*WRITTEN PROBLEM:*
Copy out each line of the data holding "matplotlib".
==*==
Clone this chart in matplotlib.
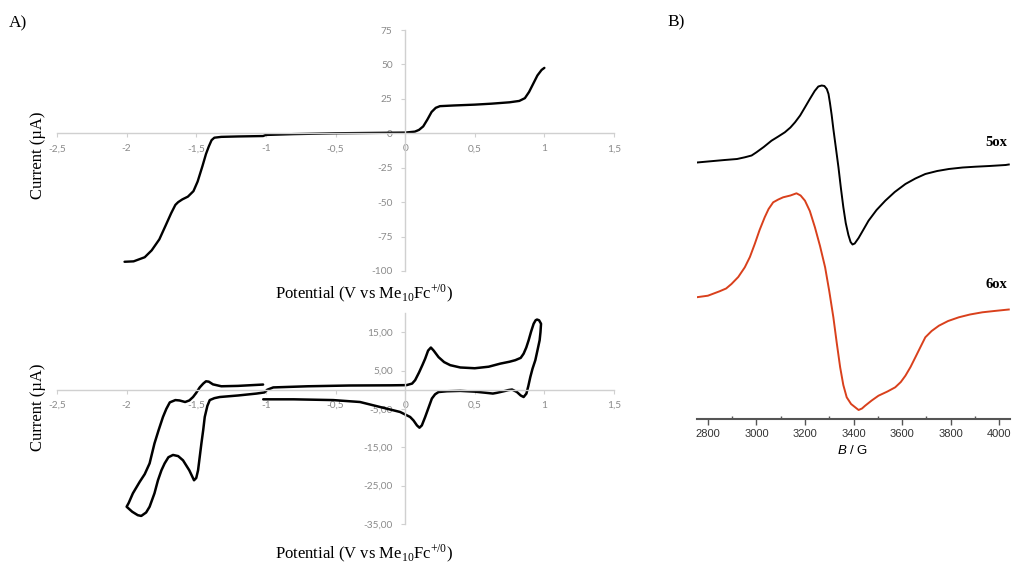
import matplotlib
matplotlib.use("Agg")
import matplotlib.pyplot as plt
from matplotlib.ticker import FixedLocator, MultipleLocator

# ---------------- data ----------------
# Panel A (top): linear sweep voltammogram
lsv_potential = [-2.015, -1.95, -1.87, -1.82, -1.765, -1.72, -1.68, -1.65, -1.63, -1.60,
                 -1.56, -1.52, -1.49, -1.456, -1.43, -1.41, -1.39, -1.37, -1.32, -1.20,
                 -1.02, -1.00, -0.80, -0.50, -0.20, 0.00, 0.07, 0.10, 0.13, 0.16,
                 0.19, 0.22, 0.25, 0.35, 0.50, 0.62, 0.75, 0.82, 0.86, 0.89,
                 0.92, 0.95, 0.98, 1.00]
lsv_current = [-93.3, -93.0, -90.0, -85.0, -77.0, -67.0, -58.0, -52.0, -50.0, -48.0,
               -46.0, -42.0, -35.0, -24.0, -15.0, -9.6, -5.0, -3.2, -2.6, -2.3,
               -2.0, -1.2, -0.6, 0.0, 0.3, 0.5, 1.2, 2.5, 5.0, 10.0,
               15.5, 18.5, 19.7, 20.2, 20.8, 21.5, 22.5, 23.5, 25.5, 30.0,
               36.0, 42.0, 46.0, 47.5]

# Panel A (bottom): cyclic voltammogram
cv_potential = [-1.02, -1.20, -1.32, -1.38, -1.41, -1.43, -1.45, -1.475, -1.50, -1.523,
                -1.55, -1.58, -1.62, -1.65, -1.69, -1.715, -1.739, -1.77, -1.80, -1.835,
                -1.87, -1.906, -1.955, -1.985, -2.00, -1.96, -1.92, -1.895, -1.86, -1.835,
                -1.80, -1.775, -1.75, -1.727, -1.70, -1.667, -1.63, -1.595, -1.55, -1.516,
                -1.50, -1.487, -1.475, -1.463, -1.45, -1.439, -1.42, -1.403, -1.37, -1.331,
                -1.20, -1.067, -1.01, -0.99, -0.947, -0.70, -0.40, -0.10, 0.01, 0.05,
                0.072, 0.10, 0.125, 0.144, 0.165, 0.185, 0.205, 0.24, 0.28, 0.324,
                0.396, 0.50, 0.60, 0.683, 0.75, 0.791, 0.83, 0.851, 0.87, 0.887,
                0.905, 0.923, 0.937, 0.947, 0.962, 0.976, 0.972, 0.966, 0.95, 0.935,
                0.915, 0.899, 0.885, 0.871, 0.851, 0.83, 0.803, 0.768, 0.74, 0.72,
                0.66, 0.63, 0.58, 0.50, 0.396, 0.30, 0.24, 0.215, 0.192, 0.17,
                0.144, 0.12, 0.103, 0.085, 0.06, 0.036, -0.036, -0.18, -0.324, -0.516,
                -0.80, -1.019]
cv_current = [1.35, 1.0, 0.9, 1.4, 2.1, 2.2, 1.6, 0.6, -0.8, -1.9,
              -2.8, -3.2, -2.8, -2.7, -3.3, -5.0, -7.1, -10.5, -14.0, -19.2,
              -22.0, -24.0, -27.0, -29.5, -30.5, -31.8, -32.7, -32.9, -32.0, -30.5,
              -27.0, -23.6, -21.0, -19.2, -17.6, -17.0, -17.3, -18.4, -21.0, -23.6,
              -23.0, -21.0, -17.5, -14.0, -10.5, -7.1, -4.2, -2.7, -2.2, -1.9,
              -1.5, -1.0, -0.7, 0.0, 0.6, 0.9, 1.1, 1.15, 1.2, 1.6,
              2.5, 4.5, 6.5, 8.1, 10.2, 11.0, 10.2, 8.5, 7.2, 6.4,
              5.8, 5.6, 6.0, 6.8, 7.3, 7.7, 8.3, 9.4, 11.0, 12.9,
              15.2, 17.2, 18.1, 18.3, 18.1, 17.2, 15.0, 12.9, 10.2, 7.7,
              5.5, 3.3, 1.0, -1.0, -1.9, -1.5, -0.6, 0.05, -0.1, -0.3,
              -0.8, -1.0, -0.8, -0.5, -0.3, -0.4, -0.6, -1.2, -2.3, -4.5,
              -7.1, -9.3, -9.9, -9.3, -8.0, -7.1, -5.8, -4.5, -3.2, -2.7,
              -2.5, -2.5]

# Panel B: EPR spectra (arbitrary intensity units)
epr_field_5ox = [2755, 2800, 2869, 2920, 2952, 2980, 3000, 3030, 3062, 3090,
                 3117, 3140, 3159, 3180, 3200, 3220, 3240, 3255, 3269, 3280,
                 3290, 3297, 3303, 3310, 3317, 3328, 3338, 3348, 3358, 3368,
                 3379, 3388, 3396, 3405, 3421, 3440, 3462, 3495, 3531, 3570,
                 3614, 3655, 3696, 3745, 3793, 3850, 3903, 3960, 4027, 4040]
epr_signal_5ox = [256.5, 257.5, 259.0, 260.0, 261.7, 263.5, 266.7, 272.0, 278.3, 282.5,
                  286.7, 291.5, 296.7, 303.5, 311.7, 320.0, 328.0, 332.5, 333.5, 333.0,
                  330.0, 325.0, 316.0, 304.0, 290.0, 270.0, 251.7, 231.0, 212.0, 196.0,
                  184.0, 177.0, 174.5, 175.5, 181.0, 189.0, 198.3, 209.0, 218.3, 227.0,
                  235.0, 240.5, 245.0, 248.0, 250.0, 251.5, 252.3, 253.0, 254.0, 254.5]
epr_field_6ox = [2755, 2800, 2848, 2875, 2897, 2925, 2952, 2973, 2993, 3013,
                 3034, 3050, 3069, 3090, 3110, 3140, 3165, 3182, 3200, 3220,
                 3241, 3262, 3283, 3300, 3317, 3331, 3345, 3358, 3372, 3390,
                 3407, 3421, 3435, 3448, 3475, 3503, 3540, 3572, 3595, 3614,
                 3635, 3655, 3676, 3696, 3722, 3752, 3790, 3834, 3880, 3931,
                 3980, 4040]
epr_signal_6ox = [121.8, 123.3, 127.7, 130.5, 135.0, 142.0, 151.7, 162.0, 175.0, 189.0,
                  201.7, 210.0, 216.7, 219.5, 221.7, 223.5, 225.7, 223.5, 218.3, 208.0,
                  191.7, 173.0, 151.7, 128.0, 101.7, 76.0, 51.7, 34.0, 21.7, 15.0,
                  11.7, 9.0, 10.5, 13.3, 18.5, 23.3, 27.5, 31.7, 37.0, 43.3,
                  52.0, 61.7, 72.0, 81.7, 88.0, 93.3, 98.0, 101.7, 104.5, 106.7,
                  108.0, 109.5]

x_ticks = [-2.5, -2, -1.5, -1, -0.5, 0, 0.5, 1, 1.5]
x_tick_labels = ['-2,5', '-2', '-1,5', '-1', '-0,5', '0', '0,5', '1', '1,5']
lsv_y_ticks = [75, 50, 25, 0, -25, -50, -75, -100]
lsv_y_tick_labels = ['75', '50', '25', '0', '-25', '-50', '-75', '-100']
cv_y_ticks = [15, 5, -5, -15, -25, -35]
cv_y_tick_labels = ['15,00', '5,00', '-5,00', '-15,00', '-25,00', '-35,00']
epr_ticks = [2800, 3000, 3200, 3400, 3600, 3800, 4000]
epr_tick_labels = ['2800', '3000', '3200', '3400', '3600', '3800', '4000']

# ---------------- figure ----------------
W, H = 1013, 563
fig = plt.figure(figsize=(W / 100, H / 100), dpi=100)
fig.patch.set_facecolor('white')

SERIF = ['Liberation Serif', 'DejaVu Serif']
plt.rcParams['mathtext.fontset'] = 'custom'
plt.rcParams['mathtext.rm'] = 'Liberation Serif'
plt.rcParams['mathtext.it'] = 'Liberation Sans:italic'


def px_axes(x0, x1, y0, y1):
    """axes from pixel box (x0,x1 left/right; y0 top, y1 bottom)"""
    return fig.add_axes([x0 / W, 1 - y1 / H, (x1 - x0) / W, (y1 - y0) / H])


AX_GREY = '#d0d0d0'
TXT_GREY = '#8a8a8a'


def excel_style(ax, yticks, ylabels):
    for s in ['top', 'right']:
        ax.spines[s].set_visible(False)
    ax.spines['left'].set_position(('data', 0))
    ax.spines['bottom'].set_position(('data', 0))
    for s in ['left', 'bottom']:
        ax.spines[s].set_color(AX_GREY)
        ax.spines[s].set_linewidth(1.0)
    ax.set_xlim(-2.5, 1.5)
    ax.xaxis.set_major_locator(FixedLocator(x_ticks))
    ax.set_xticklabels(x_tick_labels)
    ax.yaxis.set_major_locator(FixedLocator(yticks))
    ax.set_yticklabels(ylabels)
    ax.tick_params(axis='both', direction='out', length=3, width=0.8,
                   color=AX_GREY, labelcolor=TXT_GREY, labelsize=7.3)
    ax.tick_params(axis='x', pad=5)
    ax.tick_params(axis='y', pad=6)
    for lab in ax.get_xticklabels() + ax.get_yticklabels():
        lab.set_family(['Lato', 'DejaVu Sans'])
    ax.set_facecolor('none')


# top LSV
ax1 = px_axes(57, 614, 30, 271)
ax1.set_ylim(-100, 75)
excel_style(ax1, lsv_y_ticks, lsv_y_tick_labels)
ax1.plot(lsv_potential, lsv_current, color='black', lw=1.7, solid_joinstyle='round',
         solid_capstyle='round')

# bottom CV
ax2 = px_axes(57, 614, 313, 524)
ax2.set_ylim(-35, 20)
excel_style(ax2, cv_y_ticks, cv_y_tick_labels)
ax2.plot(cv_potential, cv_current, color='black', lw=1.8, solid_joinstyle='round',
         solid_capstyle='round')

# EPR
ax3 = px_axes(697, 1010, 50, 419)
ax3.plot(epr_field_5ox, epr_signal_5ox, color='black', lw=1.4, solid_joinstyle='round')
ax3.plot(epr_field_6ox, epr_signal_6ox, color='#d9401c', lw=1.4, solid_joinstyle='round')
ax3.set_xlim(2755, 4045)
ax3.set_ylim(0, 369)
for s in ['top', 'right', 'left']:
    ax3.spines[s].set_visible(False)
ax3.spines['bottom'].set_color('#555555')
ax3.spines['bottom'].set_linewidth(1.5)
ax3.set_yticks([])
ax3.xaxis.set_major_locator(FixedLocator(epr_ticks))
ax3.set_xticklabels(epr_tick_labels)
ax3.xaxis.set_minor_locator(MultipleLocator(100))
ax3.tick_params(axis='x', which='major', direction='out', length=4, width=1,
                color='#555555', labelcolor='#333333', labelsize=8, pad=3)
ax3.tick_params(axis='x', which='minor', direction='in', length=2.5, width=1,
                color='#555555')
for lab in ax3.get_xticklabels():
    lab.set_family(['Liberation Sans', 'DejaVu Sans'])
ax3.set_facecolor('none')
ax3.text(4035, 277, '5ox', ha='right', va='center', family=SERIF,
         fontweight='bold', fontsize=10.5)
ax3.text(4035, 134, '6ox', ha='right', va='center', family=SERIF,
         fontweight='bold', fontsize=10.5)

# axis labels & panel letters
xlab = r'Potential (V vs Me$_{\mathregular{10}}$Fc$^{\mathregular{+/0}}$)'
fig.text(364 / W, 1 - 293 / H, xlab, ha='center', va='center', family=SERIF, fontsize=12)
fig.text(364 / W, 1 - 553 / H, xlab, ha='center', va='center', family=SERIF, fontsize=12)
fig.text(38 / W, 1 - 155 / H, 'Current (µA)', rotation=90, ha='center', va='center',
         family=SERIF, fontsize=12)
fig.text(38 / W, 1 - 407 / H, 'Current (µA)', rotation=90, ha='center', va='center',
         family=SERIF, fontsize=12)
fig.text(853 / W, 1 - 450 / H, r'$\mathit{B}$ / G', ha='center', va='center',
         family=['Liberation Sans', 'DejaVu Sans'], fontsize=9.5)
fig.text(9 / W, 1 - 23 / H, 'A)', ha='left', va='center', family=SERIF, fontsize=12.5)
fig.text(667 / W, 1 - 22 / H, 'B)', ha='left', va='center', family=SERIF, fontsize=12.5)

fig.savefig('out.png', dpi=100, facecolor='white')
==*==
*FINISHED EXERCISE:*
Clone this chart in matplotlib.
import matplotlib
matplotlib.use("Agg")
import matplotlib.pyplot as plt
from matplotlib.ticker import FixedLocator, MultipleLocator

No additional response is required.